**REQUIRED WORK**
Only the lines from the start of the data through the one containing "const xCentre=10, yCentre=3, xMinor=0.4, yMinor=0.2;" belong in your answer; return them exactly.

**SOURCE MATERIAL**

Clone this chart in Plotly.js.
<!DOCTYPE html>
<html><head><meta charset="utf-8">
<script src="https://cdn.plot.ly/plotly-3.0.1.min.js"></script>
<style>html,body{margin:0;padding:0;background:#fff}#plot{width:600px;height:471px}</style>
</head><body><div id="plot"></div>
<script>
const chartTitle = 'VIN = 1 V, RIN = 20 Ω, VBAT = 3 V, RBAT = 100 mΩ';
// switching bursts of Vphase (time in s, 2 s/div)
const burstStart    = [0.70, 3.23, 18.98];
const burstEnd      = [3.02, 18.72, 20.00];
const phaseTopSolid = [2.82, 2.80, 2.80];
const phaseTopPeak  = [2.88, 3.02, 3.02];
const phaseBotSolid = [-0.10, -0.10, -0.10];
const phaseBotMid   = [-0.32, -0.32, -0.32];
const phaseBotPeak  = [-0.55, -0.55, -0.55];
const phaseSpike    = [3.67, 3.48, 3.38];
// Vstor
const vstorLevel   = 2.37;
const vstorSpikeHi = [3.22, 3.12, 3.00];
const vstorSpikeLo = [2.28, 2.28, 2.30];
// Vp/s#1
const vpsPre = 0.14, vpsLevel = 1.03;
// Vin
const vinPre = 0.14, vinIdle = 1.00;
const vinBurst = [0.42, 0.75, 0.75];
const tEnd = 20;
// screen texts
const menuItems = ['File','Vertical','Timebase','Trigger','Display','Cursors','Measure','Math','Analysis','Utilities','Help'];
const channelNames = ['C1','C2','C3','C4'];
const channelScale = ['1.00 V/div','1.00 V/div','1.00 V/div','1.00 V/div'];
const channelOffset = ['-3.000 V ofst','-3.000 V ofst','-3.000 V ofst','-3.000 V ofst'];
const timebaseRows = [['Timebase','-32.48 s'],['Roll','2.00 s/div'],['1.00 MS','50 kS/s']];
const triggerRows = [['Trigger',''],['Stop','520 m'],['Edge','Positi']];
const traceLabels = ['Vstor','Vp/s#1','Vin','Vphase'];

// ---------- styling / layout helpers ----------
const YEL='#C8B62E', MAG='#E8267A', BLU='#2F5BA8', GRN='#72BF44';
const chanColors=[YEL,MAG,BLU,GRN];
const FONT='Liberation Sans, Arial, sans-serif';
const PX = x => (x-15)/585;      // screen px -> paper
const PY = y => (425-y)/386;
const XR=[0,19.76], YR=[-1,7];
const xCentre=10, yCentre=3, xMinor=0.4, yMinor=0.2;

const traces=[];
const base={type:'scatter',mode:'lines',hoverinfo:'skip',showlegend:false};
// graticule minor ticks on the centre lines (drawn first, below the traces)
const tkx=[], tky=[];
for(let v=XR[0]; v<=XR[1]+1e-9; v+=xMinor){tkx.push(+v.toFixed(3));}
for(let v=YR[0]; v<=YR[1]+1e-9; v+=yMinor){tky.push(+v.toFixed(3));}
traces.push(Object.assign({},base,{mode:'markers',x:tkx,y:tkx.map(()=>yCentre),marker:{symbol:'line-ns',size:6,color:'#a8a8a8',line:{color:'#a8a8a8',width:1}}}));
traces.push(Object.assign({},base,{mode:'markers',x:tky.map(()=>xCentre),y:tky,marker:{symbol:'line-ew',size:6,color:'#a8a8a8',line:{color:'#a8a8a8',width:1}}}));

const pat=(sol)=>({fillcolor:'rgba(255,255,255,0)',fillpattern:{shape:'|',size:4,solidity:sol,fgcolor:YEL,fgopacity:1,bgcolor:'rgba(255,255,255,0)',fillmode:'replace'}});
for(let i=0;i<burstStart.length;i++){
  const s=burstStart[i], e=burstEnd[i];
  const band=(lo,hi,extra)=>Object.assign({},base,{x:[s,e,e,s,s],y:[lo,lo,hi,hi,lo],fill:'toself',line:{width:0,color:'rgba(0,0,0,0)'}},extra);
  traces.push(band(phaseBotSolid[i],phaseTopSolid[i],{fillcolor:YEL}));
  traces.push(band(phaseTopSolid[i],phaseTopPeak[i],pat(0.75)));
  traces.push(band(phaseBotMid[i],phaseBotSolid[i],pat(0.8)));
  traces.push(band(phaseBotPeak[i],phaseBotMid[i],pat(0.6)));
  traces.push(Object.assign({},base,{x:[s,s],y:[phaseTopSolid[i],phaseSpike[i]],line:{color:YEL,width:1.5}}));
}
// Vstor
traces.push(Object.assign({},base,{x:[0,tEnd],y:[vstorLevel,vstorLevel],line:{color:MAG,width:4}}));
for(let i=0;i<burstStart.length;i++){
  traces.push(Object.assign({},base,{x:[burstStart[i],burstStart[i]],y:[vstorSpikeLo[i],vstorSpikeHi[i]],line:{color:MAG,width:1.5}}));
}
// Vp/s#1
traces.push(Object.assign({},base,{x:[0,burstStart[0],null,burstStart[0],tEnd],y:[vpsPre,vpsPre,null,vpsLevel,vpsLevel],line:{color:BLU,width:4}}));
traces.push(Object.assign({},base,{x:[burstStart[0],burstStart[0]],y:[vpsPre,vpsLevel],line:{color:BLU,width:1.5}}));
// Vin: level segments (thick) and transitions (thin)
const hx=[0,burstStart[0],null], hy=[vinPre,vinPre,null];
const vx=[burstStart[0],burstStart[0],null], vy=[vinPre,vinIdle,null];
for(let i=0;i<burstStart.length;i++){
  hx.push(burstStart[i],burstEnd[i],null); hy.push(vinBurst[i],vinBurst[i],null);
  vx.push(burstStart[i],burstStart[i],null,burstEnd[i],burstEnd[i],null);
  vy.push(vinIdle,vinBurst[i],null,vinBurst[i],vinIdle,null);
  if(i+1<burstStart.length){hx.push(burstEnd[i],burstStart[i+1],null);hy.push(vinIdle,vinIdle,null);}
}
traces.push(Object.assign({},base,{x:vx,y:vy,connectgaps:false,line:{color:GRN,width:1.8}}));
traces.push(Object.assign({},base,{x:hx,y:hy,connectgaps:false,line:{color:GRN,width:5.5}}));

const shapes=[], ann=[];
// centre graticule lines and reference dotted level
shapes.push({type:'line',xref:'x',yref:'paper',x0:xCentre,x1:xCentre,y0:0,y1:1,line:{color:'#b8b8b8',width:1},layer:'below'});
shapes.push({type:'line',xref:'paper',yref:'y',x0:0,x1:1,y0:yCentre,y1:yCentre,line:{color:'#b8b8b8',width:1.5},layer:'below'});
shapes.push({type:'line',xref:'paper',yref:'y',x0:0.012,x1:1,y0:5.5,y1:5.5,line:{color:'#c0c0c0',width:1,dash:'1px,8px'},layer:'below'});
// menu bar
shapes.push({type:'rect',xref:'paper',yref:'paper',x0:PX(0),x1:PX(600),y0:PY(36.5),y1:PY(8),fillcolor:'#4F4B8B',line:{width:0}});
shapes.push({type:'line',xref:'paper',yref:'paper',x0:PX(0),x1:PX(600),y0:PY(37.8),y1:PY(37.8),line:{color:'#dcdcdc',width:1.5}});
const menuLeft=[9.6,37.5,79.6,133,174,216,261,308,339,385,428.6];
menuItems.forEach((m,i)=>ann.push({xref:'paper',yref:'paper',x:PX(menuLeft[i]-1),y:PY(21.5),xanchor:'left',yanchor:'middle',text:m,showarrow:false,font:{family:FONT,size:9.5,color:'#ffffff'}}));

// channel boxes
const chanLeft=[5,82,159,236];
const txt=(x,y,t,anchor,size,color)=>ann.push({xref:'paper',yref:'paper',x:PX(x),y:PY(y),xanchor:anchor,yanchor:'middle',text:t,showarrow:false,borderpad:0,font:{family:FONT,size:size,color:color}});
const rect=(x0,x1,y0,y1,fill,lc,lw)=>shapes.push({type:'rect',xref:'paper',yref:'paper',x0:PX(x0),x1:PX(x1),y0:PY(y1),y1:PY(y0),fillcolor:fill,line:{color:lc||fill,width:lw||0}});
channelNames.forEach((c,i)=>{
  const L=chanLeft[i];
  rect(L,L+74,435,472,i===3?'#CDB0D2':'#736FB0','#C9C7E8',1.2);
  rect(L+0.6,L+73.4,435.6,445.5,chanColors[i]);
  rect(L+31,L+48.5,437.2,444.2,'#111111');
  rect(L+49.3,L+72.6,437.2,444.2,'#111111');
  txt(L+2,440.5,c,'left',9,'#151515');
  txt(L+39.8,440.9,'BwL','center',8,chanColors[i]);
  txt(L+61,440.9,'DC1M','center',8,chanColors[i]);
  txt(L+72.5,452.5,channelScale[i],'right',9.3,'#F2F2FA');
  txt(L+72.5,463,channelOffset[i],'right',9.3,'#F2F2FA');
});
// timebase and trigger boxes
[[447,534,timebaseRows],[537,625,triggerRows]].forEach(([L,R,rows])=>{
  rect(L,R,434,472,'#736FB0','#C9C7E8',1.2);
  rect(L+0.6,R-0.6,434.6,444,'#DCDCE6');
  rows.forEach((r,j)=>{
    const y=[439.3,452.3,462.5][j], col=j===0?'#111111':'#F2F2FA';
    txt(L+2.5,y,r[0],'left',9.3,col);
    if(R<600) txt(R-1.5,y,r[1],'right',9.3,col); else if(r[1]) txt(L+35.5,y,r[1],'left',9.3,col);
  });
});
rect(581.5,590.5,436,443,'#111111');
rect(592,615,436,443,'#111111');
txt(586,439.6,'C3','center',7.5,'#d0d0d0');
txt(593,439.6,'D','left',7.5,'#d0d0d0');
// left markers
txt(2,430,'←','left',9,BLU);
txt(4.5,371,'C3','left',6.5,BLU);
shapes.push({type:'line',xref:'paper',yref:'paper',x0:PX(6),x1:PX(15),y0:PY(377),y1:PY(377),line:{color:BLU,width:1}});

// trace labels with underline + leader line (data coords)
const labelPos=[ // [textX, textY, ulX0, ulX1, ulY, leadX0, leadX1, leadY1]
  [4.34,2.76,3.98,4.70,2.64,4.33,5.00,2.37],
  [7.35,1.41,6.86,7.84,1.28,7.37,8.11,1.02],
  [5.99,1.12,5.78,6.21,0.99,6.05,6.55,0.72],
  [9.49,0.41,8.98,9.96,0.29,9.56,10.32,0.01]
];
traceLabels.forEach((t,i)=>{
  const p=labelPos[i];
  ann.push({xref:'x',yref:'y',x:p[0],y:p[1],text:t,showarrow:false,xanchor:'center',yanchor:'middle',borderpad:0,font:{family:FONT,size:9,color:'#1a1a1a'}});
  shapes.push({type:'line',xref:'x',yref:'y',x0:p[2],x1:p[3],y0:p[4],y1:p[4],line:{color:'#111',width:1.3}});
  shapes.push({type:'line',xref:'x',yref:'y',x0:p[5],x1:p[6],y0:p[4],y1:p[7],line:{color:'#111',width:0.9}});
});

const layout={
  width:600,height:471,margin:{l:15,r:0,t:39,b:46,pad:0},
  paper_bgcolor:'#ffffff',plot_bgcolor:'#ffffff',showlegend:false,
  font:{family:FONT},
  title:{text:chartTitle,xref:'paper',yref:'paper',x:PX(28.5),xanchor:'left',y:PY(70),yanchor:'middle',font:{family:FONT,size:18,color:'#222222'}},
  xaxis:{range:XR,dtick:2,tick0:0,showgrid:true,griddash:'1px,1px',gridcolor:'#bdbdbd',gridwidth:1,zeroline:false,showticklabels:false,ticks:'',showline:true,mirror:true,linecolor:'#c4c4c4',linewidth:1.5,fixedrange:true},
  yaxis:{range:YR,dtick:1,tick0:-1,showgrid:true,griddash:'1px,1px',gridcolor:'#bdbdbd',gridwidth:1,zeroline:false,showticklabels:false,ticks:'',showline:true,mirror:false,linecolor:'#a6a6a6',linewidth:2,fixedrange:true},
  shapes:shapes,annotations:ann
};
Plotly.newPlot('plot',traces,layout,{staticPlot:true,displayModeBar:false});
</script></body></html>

**THE ANSWER**
Clone this chart in Plotly.js.
<!DOCTYPE html>
<html><head><meta charset="utf-8">
<script src="https://cdn.plot.ly/plotly-3.0.1.min.js"></script>
<style>html,body{margin:0;padding:0;background:#fff}#plot{width:600px;height:471px}</style>
</head><body><div id="plot"></div>
<script>
const chartTitle = 'VIN = 1 V, RIN = 20 Ω, VBAT = 3 V, RBAT = 100 mΩ';
// switching bursts of Vphase (time in s, 2 s/div)
const burstStart    = [0.70, 3.23, 18.98];
const burstEnd      = [3.02, 18.72, 20.00];
const phaseTopSolid = [2.82, 2.80, 2.80];
const phaseTopPeak  = [2.88, 3.02, 3.02];
const phaseBotSolid = [-0.10, -0.10, -0.10];
const phaseBotMid   = [-0.32, -0.32, -0.32];
const phaseBotPeak  = [-0.55, -0.55, -0.55];
const phaseSpike    = [3.67, 3.48, 3.38];
// Vstor
const vstorLevel   = 2.37;
const vstorSpikeHi = [3.22, 3.12, 3.00];
const vstorSpikeLo = [2.28, 2.28, 2.30];
// Vp/s#1
const vpsPre = 0.14, vpsLevel = 1.03;
// Vin
const vinPre = 0.14, vinIdle = 1.00;
const vinBurst = [0.42, 0.75, 0.75];
const tEnd = 20;
// screen texts
const menuItems = ['File','Vertical','Timebase','Trigger','Display','Cursors','Measure','Math','Analysis','Utilities','Help'];
const channelNames = ['C1','C2','C3','C4'];
const channelScale = ['1.00 V/div','1.00 V/div','1.00 V/div','1.00 V/div'];
const channelOffset = ['-3.000 V ofst','-3.000 V ofst','-3.000 V ofst','-3.000 V ofst'];
const timebaseRows = [['Timebase','-32.48 s'],['Roll','2.00 s/div'],['1.00 MS','50 kS/s']];
const triggerRows = [['Trigger',''],['Stop','520 m'],['Edge','Positi']];
const traceLabels = ['Vstor','Vp/s#1','Vin','Vphase'];

// ---------- styling / layout helpers ----------
const YEL='#C8B62E', MAG='#E8267A', BLU='#2F5BA8', GRN='#72BF44';
const chanColors=[YEL,MAG,BLU,GRN];
const FONT='Liberation Sans, Arial, sans-serif';
const PX = x => (x-15)/585;      // screen px -> paper
const PY = y => (425-y)/386;
const XR=[0,19.76], YR=[-1,7];
const xCentre=10, yCentre=3, xMinor=0.4, yMinor=0.2;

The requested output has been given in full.